Reputation: 317
Here is my Table:
CREATE TABLE mytable
(
id uuid,
day text,
mytime timestamp,
value text,
status int,
PRIMARY KEY ((id, day), mytime )
)
WITH CLUSTERING ORDER BY (mytime desc)
;
Here is the Index:
CREATE INDEX IF NOT EXISTS idx_status ON mytable (status);
When I run this select statement, I get the expected results:
select * from mytable
where id = 38403e1e-44b0-11e4-bd3d-005056a93afd
AND day = '2014-10-29'
;
62 rows are returned as a result of this query.
If I add to this query to include the index column:
select * from mytable
where id = 38403e1e-44b0-11e4-bd3d-005056a93afd
AND day = '2014-10-29'
AND status = 5
;
zero rows are returned. (there are several records with status = 5)
If I query the table...looking ONLY for a specific index value:
select * from mytable
where status = 5
;
zero rows are also returned.
I'm at a loss. I don't understand what exactly is taking place.
I am on a 3 node cluster, replication level 3. Cassandra 2.1.3
Could this be a configuration issue at all..in cassandra.yaml ?
Or...is there an issue with my select statement?
Appreciate the assistance, thanks.
UPDATE:
I am seeing this in the system.log file, ideas? ...
ERROR [CompactionExecutor:1266] 2015-03-24 15:20:26,596 CassandraDaemon.java:167 - Exception in thread Thread[CompactionExecutor:1266,1,main]
java.lang.AssertionError: /cdata/cassandra/data/my_table-c5f756b5318532afb494483fa1828675/my_table.idx_status-ka-32-Data.db
at org.apache.cassandra.io.sstable.SSTableReader.getApproximateKeyCount(SSTableReader.java:235) ~[apache-cassandra-2.1.3.jar:2.1.3]
at org.apache.cassandra.db.compaction.CompactionTask.runMayThrow(CompactionTask.java:153) ~[apache-cassandra-2.1.3.jar:2.1.3]
at org.apache.cassandra.utils.WrappedRunnable.run(WrappedRunnable.java:28) ~[apache-cassandra-2.1.3.jar:2.1.3]
at org.apache.cassandra.db.compaction.CompactionTask.executeInternal(CompactionTask.java:76) ~[apache-cassandra-2.1.3.jar:2.1.3]
at org.apache.cassandra.db.compaction.AbstractCompactionTask.execute(AbstractCompactionTask.java:59) ~[apache-cassandra-2.1.3.jar:2.1.3]
at org.apache.cassandra.db.compaction.CompactionManager$BackgroundCompactionTask.run(CompactionManager.java:240) ~[apache-cassandra-2.1.3.jar:2.1.3]

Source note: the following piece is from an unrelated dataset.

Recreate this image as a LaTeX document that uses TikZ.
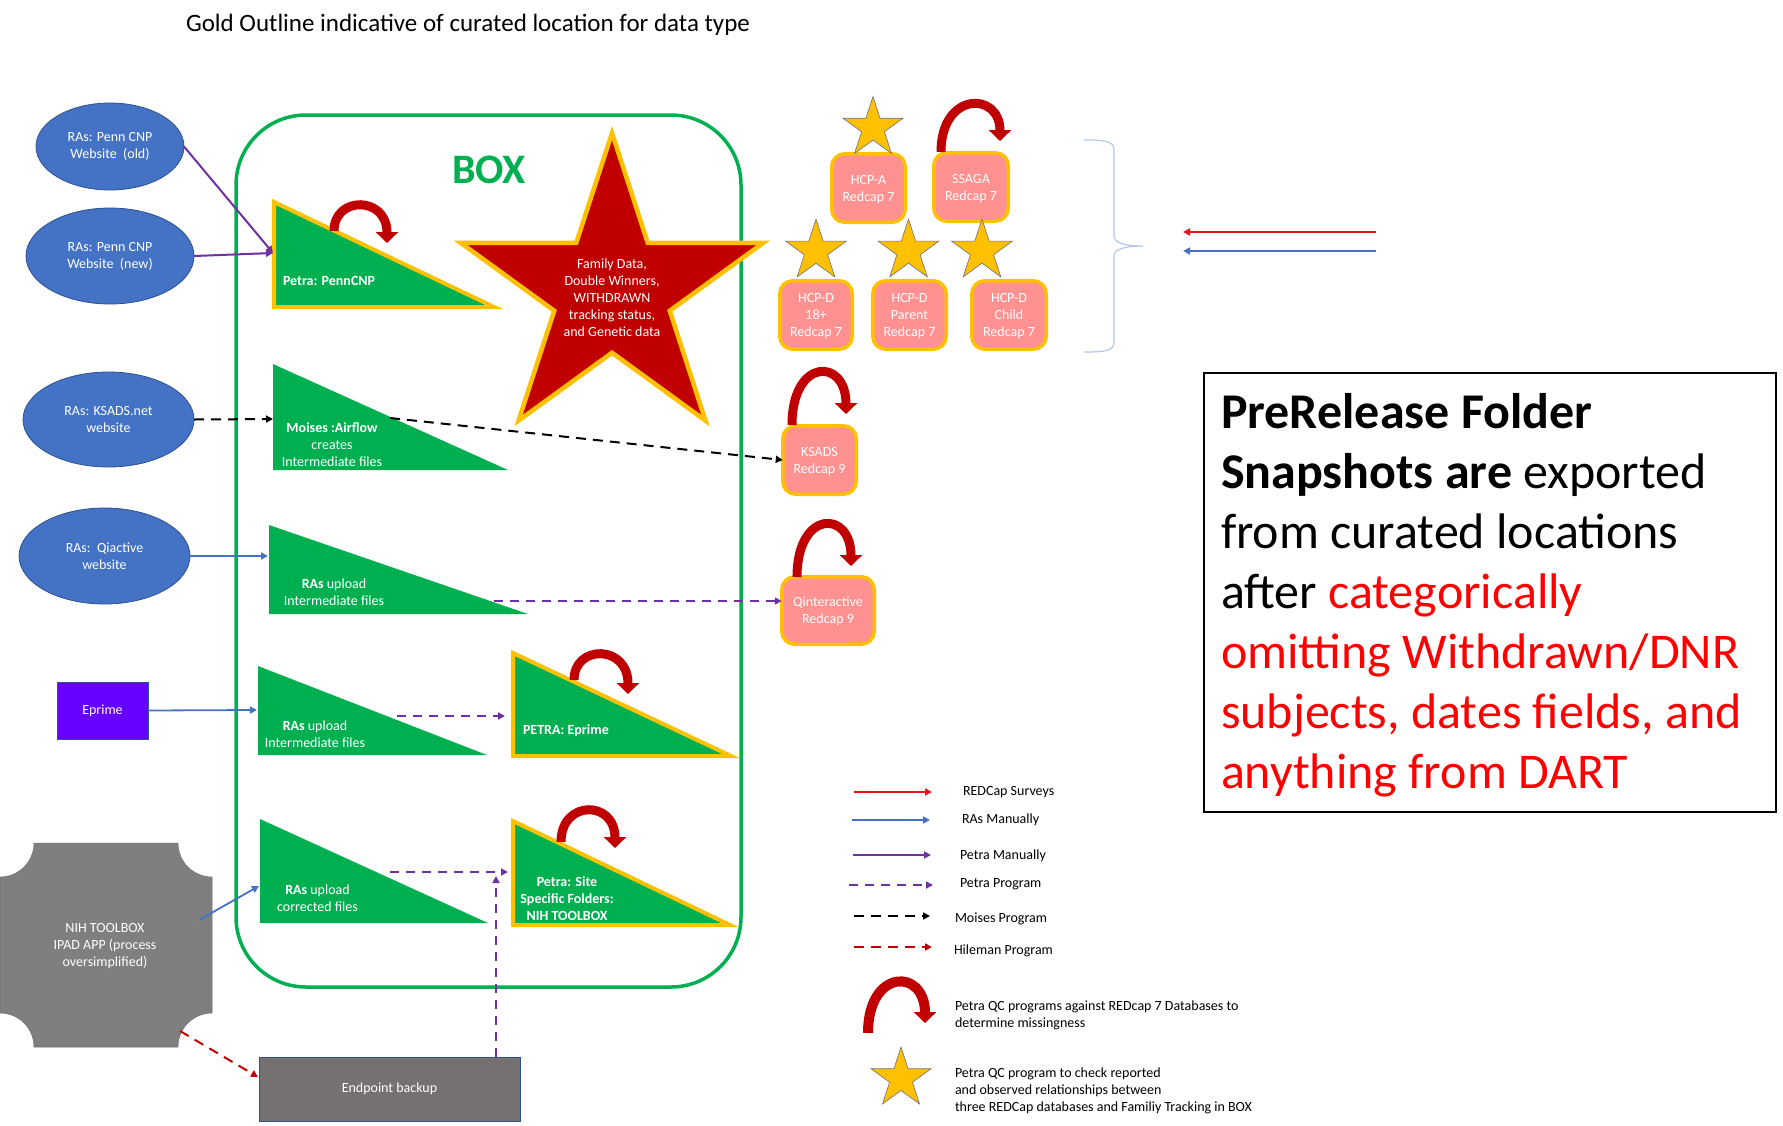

at java.util.concurrent.Executors$RunnableAdapter.call(Unknown Source) ~[na:1.7.0_51]
at java.util.concurrent.FutureTask.run(Unknown Source) ~[na:1.7.0_51]
at java.util.concurrent.ThreadPoolExecutor.runWorker(Unknown Source) [na:1.7.0_51]

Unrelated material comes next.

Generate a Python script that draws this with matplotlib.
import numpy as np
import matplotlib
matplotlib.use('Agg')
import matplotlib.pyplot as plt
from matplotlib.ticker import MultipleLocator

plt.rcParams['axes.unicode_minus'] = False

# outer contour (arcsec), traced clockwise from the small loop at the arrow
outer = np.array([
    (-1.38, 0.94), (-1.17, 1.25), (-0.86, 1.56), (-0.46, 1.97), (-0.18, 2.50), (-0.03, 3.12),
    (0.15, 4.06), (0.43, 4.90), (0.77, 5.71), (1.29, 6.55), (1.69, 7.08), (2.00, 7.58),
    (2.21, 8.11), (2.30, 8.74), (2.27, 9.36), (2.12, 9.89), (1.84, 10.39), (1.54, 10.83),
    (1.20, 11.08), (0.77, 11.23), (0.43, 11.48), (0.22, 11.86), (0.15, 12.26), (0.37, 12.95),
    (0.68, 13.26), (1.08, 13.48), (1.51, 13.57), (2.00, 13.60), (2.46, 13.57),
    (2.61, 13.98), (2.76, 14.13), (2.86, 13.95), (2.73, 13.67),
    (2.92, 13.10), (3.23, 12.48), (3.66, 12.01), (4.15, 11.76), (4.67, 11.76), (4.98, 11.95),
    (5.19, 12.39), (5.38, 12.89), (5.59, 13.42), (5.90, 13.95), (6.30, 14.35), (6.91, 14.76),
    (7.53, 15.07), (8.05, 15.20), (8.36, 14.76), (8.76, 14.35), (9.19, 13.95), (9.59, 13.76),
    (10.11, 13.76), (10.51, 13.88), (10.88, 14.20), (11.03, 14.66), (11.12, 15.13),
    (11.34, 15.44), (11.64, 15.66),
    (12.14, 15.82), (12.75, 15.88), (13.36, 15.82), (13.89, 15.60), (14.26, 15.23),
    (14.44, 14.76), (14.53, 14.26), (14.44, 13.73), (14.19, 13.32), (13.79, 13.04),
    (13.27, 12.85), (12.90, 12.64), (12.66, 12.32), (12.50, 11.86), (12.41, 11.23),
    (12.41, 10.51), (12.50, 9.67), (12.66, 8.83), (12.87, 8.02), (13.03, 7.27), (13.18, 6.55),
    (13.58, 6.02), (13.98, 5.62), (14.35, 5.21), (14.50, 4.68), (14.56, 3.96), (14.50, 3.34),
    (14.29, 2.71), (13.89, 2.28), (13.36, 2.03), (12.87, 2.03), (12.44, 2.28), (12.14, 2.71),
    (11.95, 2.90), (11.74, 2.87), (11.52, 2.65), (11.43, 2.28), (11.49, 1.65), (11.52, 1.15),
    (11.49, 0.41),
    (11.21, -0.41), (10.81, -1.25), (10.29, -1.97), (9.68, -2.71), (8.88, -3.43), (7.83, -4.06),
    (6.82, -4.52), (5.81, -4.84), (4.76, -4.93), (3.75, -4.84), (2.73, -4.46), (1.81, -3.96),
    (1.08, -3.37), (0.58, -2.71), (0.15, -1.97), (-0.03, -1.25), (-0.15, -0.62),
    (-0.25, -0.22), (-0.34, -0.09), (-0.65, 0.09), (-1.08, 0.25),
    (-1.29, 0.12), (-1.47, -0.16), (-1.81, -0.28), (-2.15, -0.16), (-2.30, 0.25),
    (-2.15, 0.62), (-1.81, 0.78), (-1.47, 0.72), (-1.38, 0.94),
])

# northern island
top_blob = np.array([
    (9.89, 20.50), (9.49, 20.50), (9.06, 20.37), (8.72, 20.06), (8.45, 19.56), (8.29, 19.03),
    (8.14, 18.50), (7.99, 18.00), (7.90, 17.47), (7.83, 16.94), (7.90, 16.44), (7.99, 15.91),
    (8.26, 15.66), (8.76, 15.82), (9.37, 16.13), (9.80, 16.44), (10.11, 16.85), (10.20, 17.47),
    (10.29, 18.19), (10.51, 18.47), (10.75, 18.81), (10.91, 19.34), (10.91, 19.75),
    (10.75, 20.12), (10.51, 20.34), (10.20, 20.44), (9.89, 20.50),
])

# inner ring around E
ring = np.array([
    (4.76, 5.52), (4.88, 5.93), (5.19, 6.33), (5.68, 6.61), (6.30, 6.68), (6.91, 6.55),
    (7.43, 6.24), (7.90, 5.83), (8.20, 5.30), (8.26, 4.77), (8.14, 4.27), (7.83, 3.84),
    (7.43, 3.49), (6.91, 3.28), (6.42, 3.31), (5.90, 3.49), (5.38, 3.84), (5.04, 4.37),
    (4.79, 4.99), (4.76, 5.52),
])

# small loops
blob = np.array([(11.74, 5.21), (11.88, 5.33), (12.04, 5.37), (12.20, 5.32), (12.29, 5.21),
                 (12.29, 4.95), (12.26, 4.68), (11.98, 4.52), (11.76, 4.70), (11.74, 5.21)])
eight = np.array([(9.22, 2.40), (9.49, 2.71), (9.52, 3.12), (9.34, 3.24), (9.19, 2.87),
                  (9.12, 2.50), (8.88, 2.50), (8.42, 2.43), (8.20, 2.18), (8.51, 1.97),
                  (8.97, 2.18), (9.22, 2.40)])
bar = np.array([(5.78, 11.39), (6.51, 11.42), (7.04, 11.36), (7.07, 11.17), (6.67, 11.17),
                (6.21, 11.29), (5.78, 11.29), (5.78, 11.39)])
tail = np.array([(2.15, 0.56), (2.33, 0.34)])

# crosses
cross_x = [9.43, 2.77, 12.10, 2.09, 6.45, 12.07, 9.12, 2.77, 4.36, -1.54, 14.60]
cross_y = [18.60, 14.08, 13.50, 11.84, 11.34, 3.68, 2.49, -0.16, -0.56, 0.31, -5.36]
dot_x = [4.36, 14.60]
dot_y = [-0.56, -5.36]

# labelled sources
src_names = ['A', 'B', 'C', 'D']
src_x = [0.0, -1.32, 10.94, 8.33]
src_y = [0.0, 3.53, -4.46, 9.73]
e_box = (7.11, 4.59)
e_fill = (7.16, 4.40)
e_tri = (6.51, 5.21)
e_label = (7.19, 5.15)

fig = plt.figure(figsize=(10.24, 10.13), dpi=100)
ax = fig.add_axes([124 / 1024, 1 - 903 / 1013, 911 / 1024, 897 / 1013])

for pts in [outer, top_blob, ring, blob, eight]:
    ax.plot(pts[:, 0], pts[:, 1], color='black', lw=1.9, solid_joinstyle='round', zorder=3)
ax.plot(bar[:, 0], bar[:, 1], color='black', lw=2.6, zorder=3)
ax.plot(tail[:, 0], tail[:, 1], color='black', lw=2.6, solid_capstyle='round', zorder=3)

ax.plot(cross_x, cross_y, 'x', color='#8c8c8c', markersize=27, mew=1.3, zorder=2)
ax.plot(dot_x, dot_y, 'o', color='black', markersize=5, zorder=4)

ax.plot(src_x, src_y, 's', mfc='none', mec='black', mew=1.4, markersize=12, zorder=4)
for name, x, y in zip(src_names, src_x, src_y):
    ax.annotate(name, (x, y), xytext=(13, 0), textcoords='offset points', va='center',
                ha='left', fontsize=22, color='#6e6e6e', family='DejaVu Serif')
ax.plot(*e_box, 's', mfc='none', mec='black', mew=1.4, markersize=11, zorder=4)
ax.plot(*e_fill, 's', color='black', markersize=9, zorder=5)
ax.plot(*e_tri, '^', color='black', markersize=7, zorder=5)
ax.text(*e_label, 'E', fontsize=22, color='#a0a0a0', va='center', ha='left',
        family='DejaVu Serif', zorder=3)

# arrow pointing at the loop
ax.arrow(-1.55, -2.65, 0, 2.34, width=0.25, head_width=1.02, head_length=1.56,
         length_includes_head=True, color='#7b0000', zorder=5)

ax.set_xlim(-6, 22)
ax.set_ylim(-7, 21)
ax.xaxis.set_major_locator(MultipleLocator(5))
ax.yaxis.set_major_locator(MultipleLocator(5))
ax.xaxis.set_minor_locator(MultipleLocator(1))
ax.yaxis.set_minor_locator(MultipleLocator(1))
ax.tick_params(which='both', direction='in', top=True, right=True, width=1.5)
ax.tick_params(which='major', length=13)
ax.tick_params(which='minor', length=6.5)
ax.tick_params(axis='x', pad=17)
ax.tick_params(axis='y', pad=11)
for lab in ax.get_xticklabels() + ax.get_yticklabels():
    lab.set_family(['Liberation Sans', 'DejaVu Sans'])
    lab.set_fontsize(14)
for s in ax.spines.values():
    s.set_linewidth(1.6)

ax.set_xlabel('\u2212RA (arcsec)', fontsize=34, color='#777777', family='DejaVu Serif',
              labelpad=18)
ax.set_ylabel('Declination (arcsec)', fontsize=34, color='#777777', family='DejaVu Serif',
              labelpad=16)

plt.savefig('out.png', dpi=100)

at java.util.concurrent.ThreadPoolExecutor$Worker.run(Unknown Source) [na:1.7.0_51]
at java.lang.Thread.run(Unknown Source) [na:1.7.0_51]
Upvotes: 1
Views: 2163
Reputation: 57748
I ran your steps above and was able to query rows by status=5
just fine. One thing I can suggest, is to try rebuilding your index. Try this from a command prompt:
nodetool rebuild_index mykeyspace mytable idx_status
Otherwise, IMO the best way to solve this, is not with a secondary index. If you know that you're going to have to support a query (especially with a large dataset) by status
, then I would seriously consider building a specific, additional "query table" for it.

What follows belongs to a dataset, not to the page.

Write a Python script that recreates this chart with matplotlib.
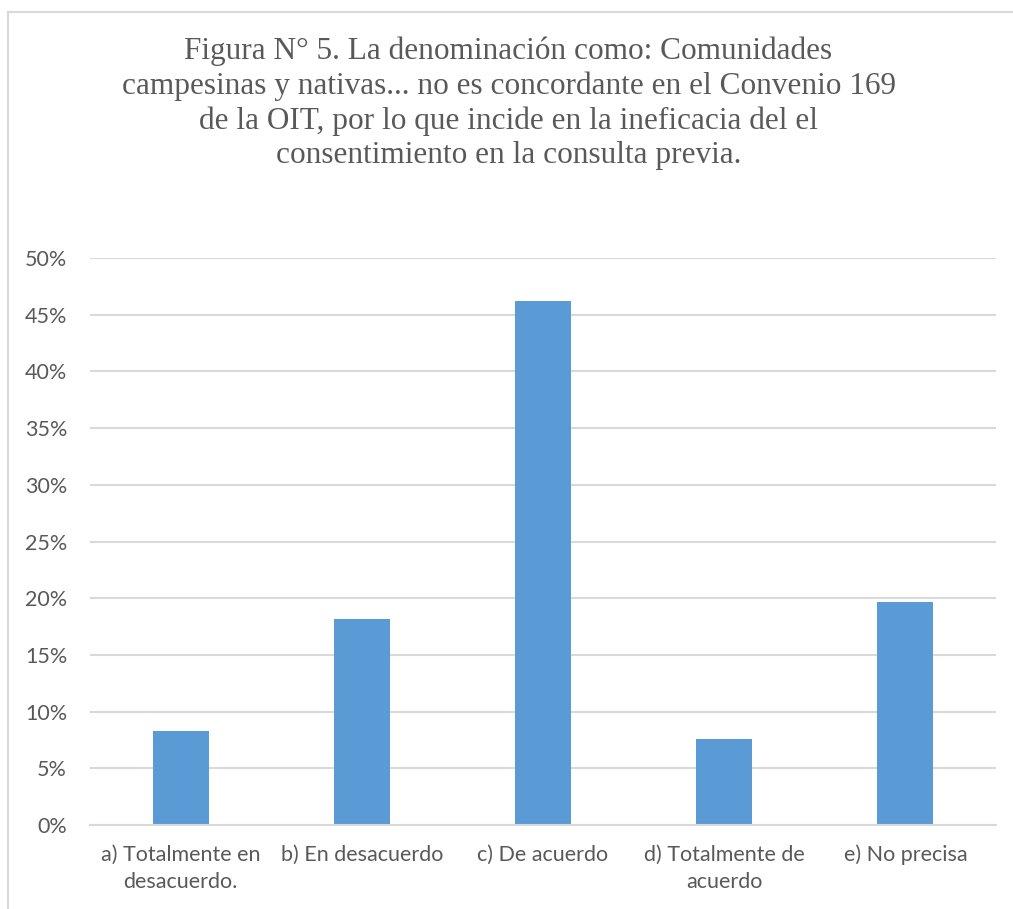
import matplotlib.pyplot as plt
from matplotlib.ticker import FuncFormatter, MultipleLocator

categories = [
    "a) Totalmente en\ndesacuerdo.",
    "b) En desacuerdo",
    "c) De acuerdo",
    "d) Totalmente de\nacuerdo",
    "e) No precisa",
]
percent = [8.3, 18.2, 46.2, 7.6, 19.7]

title = ("Figura N° 5. La denominación como: Comunidades\n"
         "campesinas y nativas... no es concordante en el Convenio 169\n"
         "de la OIT, por lo que incide en la ineficacia del el\n"
         "consentimiento en la consulta previa.")

bar_color = "#5B9BD5"
grid_color = "#D9D9D9"
text_color = "#595959"

fig = plt.figure(figsize=(10.13, 9.09), dpi=100)
fig.patch.set_facecolor("white")

# chart frame (only left/top edges visible)
fig.add_artist(plt.Line2D([8 / 1013, 8 / 1013], [0, 1 - 12 / 909],
                          transform=fig.transFigure, color="#D9D9D9", lw=1.5))
fig.add_artist(plt.Line2D([8 / 1013, 1], [1 - 12 / 909, 1 - 12 / 909],
                          transform=fig.transFigure, color="#D9D9D9", lw=1.5))

ax = fig.add_axes([90 / 1013, 1 - 825 / 909, (996 - 90) / 1013, (825 - 258) / 909])

x = range(len(categories))
ax.bar(x, [p / 100 for p in percent], width=0.31, color=bar_color, zorder=3)

ax.set_xlim(-0.5, len(categories) - 0.5)
ax.set_ylim(0, 0.5)
ax.yaxis.set_major_locator(MultipleLocator(0.05))
ax.yaxis.set_major_formatter(FuncFormatter(lambda v, _: f"{v * 100:.0f}%"))
ax.grid(axis="y", color=grid_color, linewidth=1.5, zorder=0)
ax.set_axisbelow(True)

for side in ["top", "right", "left"]:
    ax.spines[side].set_visible(False)
ax.spines["bottom"].set_color(grid_color)
ax.spines["bottom"].set_linewidth(1.5)
ax.spines["bottom"].set_zorder(4)

ax.set_xticks(list(x))
ax.set_xticklabels(categories, fontsize=15.5, color=text_color, family="Lato",
                   linespacing=1.5)
ax.tick_params(axis="x", length=0, pad=14)
ax.tick_params(axis="y", length=0, pad=16.5, labelsize=15.5, labelcolor=text_color)
for lbl in ax.get_yticklabels():
    lbl.set_family("Lato")

fig.text(0.502, 1 - 36 / 909, title, ha="center", va="top",
         family="Liberation Serif", fontsize=22.5, color=text_color,
         linespacing=1.25)

fig.savefig("out.png", dpi=100)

CREATE TABLE mytablebystatus (id uuid, day text, mytime timestamp, value text, status int,
PRIMARY KEY ((status),day,mytime,id));
This would support queries only by status
, or status
and day
sorted by mytime
. In summary, I would experiment with a few different PRIMARY KEY definitions, and see which better-suits your query patterns. That way, you can avoid having to use ill-performing secondary indexes all together.
Upvotes: 1